The passage of almost three years has done nothing to temper my embarrassing enthusiasm for Crank, the Jason Statham vehicle where he plays Chev Chelios, a hitman given an exotic poison that forces him into all sorts of ridiculously contrived situations where he must do something outlandish to keep his heart rate up. So I was honestly pretty excited for that film's new sequel Crank: High Voltage, and not in any kind of ironic hipster way, nor even in a guilty pleasure way, although God knows that I should feel guilty about it. And I'm happy to report that High Voltage lived up to my expectations.

It's not that it's altogether a better film than the first Crank, although it is a great deal more consistent (the first film started to lose steam pretty quickly at about the 2/3rds mark, whereas this film keeps up the pace pretty much right to the end credits, and even a short way into the end credits).
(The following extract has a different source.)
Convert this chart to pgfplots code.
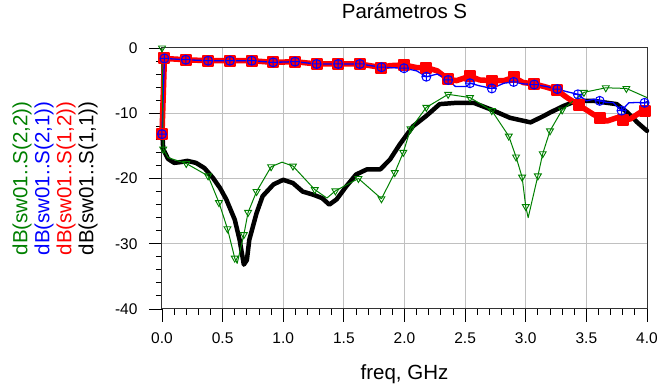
\documentclass[border=0pt]{standalone}
\usepackage{pgfplots}
\pgfplotsset{compat=1.18}
\usepackage{fontspec}
\setmainfont{Liberation Sans}
\definecolor{sgreen}{RGB}{0,128,0}
\definecolor{gridgray}{RGB}{192,192,192}
\newcommand{\lblfont}{\fontsize{20.5}{22}\selectfont}
\begin{document}
\begin{tikzpicture}
\path[use as bounding box] (-162pt,-81pt) rectangle (497pt,309pt);
\begin{axis}[
 scale only axis, width=485pt, height=261pt,
 at={(0,0)}, anchor=south west,
 xmin=0, xmax=4, ymin=-40, ymax=0,
 xtick={0,0.5,1,1.5,2,2.5,3,3.5,4},
 xticklabels={0.0,0.5,1.0,1.5,2.0,2.5,3.0,3.5,4.0},
 ytick={-40,-30,-20,-10,0},
 yticklabels={-40,-30,-20,-10,0},
 minor x tick num=4, minor y tick num=4,
 tick pos=left, tick align=outside,
 major tick length=13pt, minor tick length=6pt,
 every tick/.style={black, line width=0.9pt},
 grid=major, major grid style={gridgray, line width=1pt},
 axis line style={black!80, line width=1pt},
 ticklabel style={font=\fontsize{15.5}{18}\selectfont},
 xticklabel style={yshift=-7pt},
 yticklabel style={xshift=-8pt},
 title={Parámetros S},
 title style={font=\lblfont, at={(axis description cs:0.5,1)}, anchor=base, yshift=23pt},
 xlabel={freq, GHz},
 xlabel style={font=\lblfont, at={(axis description cs:0.5,0)}, anchor=base, yshift=-71pt},
 ylabel={{\color{sgreen}dB(sw01..S(2,2))}\\{\color{blue}dB(sw01..S(2,1))}\\{\color{red}dB(sw01..S(1,2))}\\dB(sw01..S(1,1))},
 ylabel style={font=\lblfont, align=center, at={(axis description cs:-0.2206,0.5)}, anchor=center},
 clip=false,
]
% S(1,1) black
\addplot[black, line width=4.5pt, line join=round, line cap=round] coordinates {
(0,-12) (0.01,-15.5) (0.05,-17.0) (0.1,-17.6) (0.15,-17.5) (0.21,-17.3) (0.28,-17.6) (0.35,-18.4) (0.42,-19.9) (0.48,-21.5) (0.53,-23.2) (0.60,-26.3) (0.64,-29.4) (0.675,-33.2) (0.70,-32.5) (0.72,-29.4) (0.78,-25.3) (0.83,-22.7) (0.92,-20.9) (1.0,-20.2) (1.08,-20.7) (1.16,-22.0) (1.25,-22.5) (1.32,-23.0) (1.38,-24.0) (1.44,-23.2) (1.52,-21.2) (1.60,-19.4) (1.69,-18.6) (1.80,-18.6) (1.88,-17.1) (1.96,-14.8) (2.07,-12.0) (2.18,-10.4) (2.29,-8.6) (2.43,-8.4) (2.57,-8.4) (2.71,-9.4) (2.87,-10.7) (3.04,-11.4) (3.15,-10.4) (3.20,-9.9) (3.31,-8.9) (3.42,-8.1) (3.56,-8.1) (3.67,-8.4) (3.75,-8.6) (3.84,-9.9) (3.92,-11.4) (4.0,-12.7)
};
% S(1,2) red
\addplot[red, line width=5.5pt, line join=round] coordinates {
(0,-13.2) (0.02,-1.6) (0.196,-1.8) (0.38,-1.95) (0.56,-1.95) (0.74,-1.95) (0.917,-2.2) (1.097,-2.1) (1.275,-2.45) (1.453,-2.45) (1.632,-2.45) (1.81,-3.0) (1.88,-2.7) (1.996,-2.6) (2.10,-3.0) (2.18,-3.0) (2.27,-3.5) (2.36,-4.8) (2.43,-5.0) (2.54,-4.3) (2.62,-4.9) (2.72,-5.0) (2.82,-5.0) (2.90,-4.5) (2.98,-5.3) (3.07,-5.5) (3.17,-6.0) (3.26,-6.5) (3.34,-7.6) (3.45,-8.9) (3.56,-10.2) (3.67,-11.2) (3.75,-10.7) (3.86,-10.9) (3.95,-9.8) (4.0,-9.6)
};
\addplot[red, only marks, mark=square*, mark size=5pt, mark options={line join=round, line width=2pt}] coordinates {
(0,-13.2) (0.02,-1.6) (0.196,-1.8) (0.38,-1.95) (0.56,-1.95) (0.74,-1.95) (0.917,-2.2) (1.097,-2.1) (1.275,-2.45) (1.453,-2.45) (1.632,-2.45) (1.81,-3.0) (1.996,-2.6) (2.18,-3.0) (2.36,-4.8) (2.54,-4.3) (2.72,-5.0) (2.90,-4.5) (3.07,-5.5) (3.26,-6.5) (3.44,-8.8) (3.61,-10.8) (3.80,-11.0) (3.98,-9.7)
};
% S(2,1) blue
\addplot[blue, line width=1.3pt, line join=round] coordinates {
(0,-13.2) (0.02,-1.6) (0.196,-1.8) (0.38,-1.95) (0.56,-1.95) (0.74,-1.95) (0.917,-2.2) (1.097,-2.1) (1.275,-2.45) (1.453,-2.45) (1.632,-2.45) (1.81,-2.95) (1.996,-3.1) (2.10,-3.5) (2.18,-4.4) (2.27,-4.0) (2.36,-4.9) (2.42,-5.9) (2.51,-5.9) (2.54,-5.4) (2.62,-5.8) (2.72,-6.2) (2.82,-5.4) (2.90,-5.2) (2.98,-5.5) (3.07,-5.6) (3.17,-5.9) (3.26,-6.3) (3.34,-6.7) (3.43,-7.1) (3.50,-8.1) (3.56,-7.85) (3.61,-8.1) (3.67,-8.35) (3.72,-8.35) (3.76,-9.1) (3.79,-9.6) (3.85,-8.4) (3.92,-8.35) (3.98,-8.4) (4.0,-8.2)
};
\addplot[blue, only marks, mark=oplus, mark size=4.5pt, mark options={line width=1pt}] coordinates {
(0,-13.2) (0.02,-1.6) (0.196,-1.8) (0.38,-1.95) (0.56,-1.95) (0.74,-1.95) (0.917,-2.2) (1.097,-2.1) (1.275,-2.45) (1.453,-2.45) (1.632,-2.45) (1.81,-2.95) (1.996,-3.1) (2.18,-4.4) (2.36,-4.9) (2.54,-5.4) (2.72,-6.2) (2.90,-5.2) (3.07,-5.6) (3.26,-6.3) (3.43,-7.1) (3.61,-8.1) (3.79,-9.6) (3.98,-8.4)
};
% S(2,2) green
\addplot[sgreen, line width=1pt, line join=round] coordinates {
(0,0) (0.01,-15.5) (0.05,-16.8) (0.2,-17.7) (0.38,-19.6) (0.47,-23.7) (0.54,-27.7) (0.60,-32.2) (0.62,-33.0) (0.675,-28.6) (0.71,-25.2) (0.78,-22.0) (0.90,-18.2) (0.99,-17.5) (1.08,-18.1) (1.26,-21.7) (1.36,-23.0) (1.43,-21.9) (1.62,-20.0) (1.81,-23.1) (1.92,-19.1) (1.99,-16.0) (2.05,-12.4) (2.18,-9.1) (2.36,-7.1) (2.54,-7.6) (2.72,-9.6) (2.86,-13.5) (2.92,-16.7) (2.97,-19.8) (3.0,-24.3) (3.02,-26.0) (3.10,-19.6) (3.14,-16.2) (3.20,-12.7) (3.30,-9.5) (3.48,-6.8) (3.66,-6.1) (3.83,-6.2) (4.0,-7.6)
};
\addplot[sgreen, only marks, mark=triangle, mark size=4pt, mark options={rotate=180, line width=0.9pt}] coordinates {
(0,0) (0.01,-15.5) (0.2,-17.7) (0.38,-19.6) (0.47,-23.7) (0.54,-27.7) (0.60,-32.2) (0.675,-28.6) (0.71,-25.2) (0.78,-22.0) (0.90,-18.2) (1.08,-18.1) (1.26,-21.7) (1.43,-21.9) (1.62,-20.0) (1.81,-23.1) (1.92,-19.1) (1.99,-16.0) (2.05,-12.4) (2.18,-9.1) (2.36,-7.1) (2.54,-7.6) (2.72,-9.6) (2.86,-13.5) (2.92,-16.7) (2.97,-19.8) (3.0,-24.3) (3.10,-19.6) (3.14,-16.2) (3.20,-12.7) (3.30,-9.5) (3.48,-6.8) (3.66,-6.1) (3.83,-6.2)
};
\end{axis}
\end{tikzpicture}
\end{document}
As much as anything else, this is probably the fault of the unavoidable fact that the new film isn't, well, new: while Crank was, for all that it looks to be impossibly derivative, a mostly unique and inventive brainless action movie, High Voltage is pretty much exactly the same thing as Crank.

Ordinarily this sort of thing would bother me, and here's why it doesn't this time: Crank the First was, as far as my explorations have shown me, the most perfect example in movies of the tropes, visual style and narrative language of a video game given cinematic form. If there's one thing that any good video game player knows, it's that the sequel to a great game isn't a paradigm-changing experience; it's the same damn thing with new levels and enemies, a slightly tweaked look, and maybe one or two things changed from the original, just so that you can be certain that it's really new (this is the logic by which Capcom was able to stretch the Mega Man franchise into the tens of games, nearly all of which possess essentially the same gameplay as the 1987 original). This describes Crank: High Voltage to a T: the same "game engine", only the story has changed and there's a new set of enemies and helpful NPCs.

This time around, we find that Chelios did not in fact die from falling thousands of feet from a helicopter, though he didn't end up in very good shape. Unfortunately, the same people who nursed him back to life did so only to take advantage of his preternatural stamina, cutting out his heart and replacing it with a temporary mechanical doohickey, in preparation for harvesting all his other organs (in the first of the film's many great moments of Big Dumb Awesomeness, Chelios wakes up, briefly, right in the middle of his transplant). Now, being an angry British tough guy, and being played by the current cinema's finest master of that type, Chelios isn't just going to sit around and let them chop bits from his body. So he kills his captors and heads out to find the man who stole his heart.

To freshen up the gimmick, without fundamentally changing the nature of the beast, it turns out that Chelios's new ticker only has about one hour of rechargeable battery capacity. So at least once every sixty minutes, he has to find somewhere to give himself a high voltage shock, or he will die of heart failure. Oh, and strenuous physical activity shortens the battery life. So thank God a pissed-off assassin facing down a Triad gang in downtown Los Angeles doesn't have to worry about doing anything strenuous!

Without doubt, the movie's primary charm is that it redoes everything that made Crank a blast, just more of it. The same crazy-quilt mélange of music video-derived style - freeze-frame, sped-up motion, black-and-white, random floating titles, inexplicable music cues - is still here, and many of the new film's setpieces are at least conceptually similar to some of the biggest moments in its predecessor. If High Voltage is better than the first movie, it's because of its generally greater devotion to the specifics of video game logic, and to its somewhat loopier soundtrack (e.g. when Chelios is obliged to screw his girlfriend, Eve (Amy Smart) in this film to stay alive - that is all the more sense it needs to make - he does so to the wholly unexpected accompaniment of the Marshall Tucker Band's "Heard It in a Love Song"). If it is weaker, it's like I already said: there's much less sense of discovery this time around. But still, the directing and writing team of Mark Neveldine and Brian Taylor have between them a boundless imagination, constantly topping one absurdly overstated moment with another, even more absurd.

In the end, it's hard to think of the film as anything but a live-action cartoon, even more than the first time around; and thankfully, the filmmakers don't seem to expect that we're going into their work looking for any more than that. High Voltage has an unusually large number of moments where it becomes inescapably clear that we're not supposed to take it remotely seriously: it is a relentlessly silly movie, far more than it is action-packed or violent, though it is both of those things. If it is a hard thing to accept a movie for being out-and-out silly, well then I offer my condolences. Sometimes, silliness is just what you need - not the kind of mindless stupidity that requires you to stop thinking and passively accept whatever garish tchotchkes a studio's $100 million bought for you, but raw, childish, goofy silliness.

The film is trash, absolutely: racist, sexist, homophobic trash at that. But there is trash and there's trash, you know? And if a film is absolutely delighted to splash about in its own trashiness, and constantly call attention to itself in that "Look what I can do!" manner of a hyperactive kid... I can't complain. High Voltage isn't great, but it's ridiculously fun. More popcorn movies ought to be like this.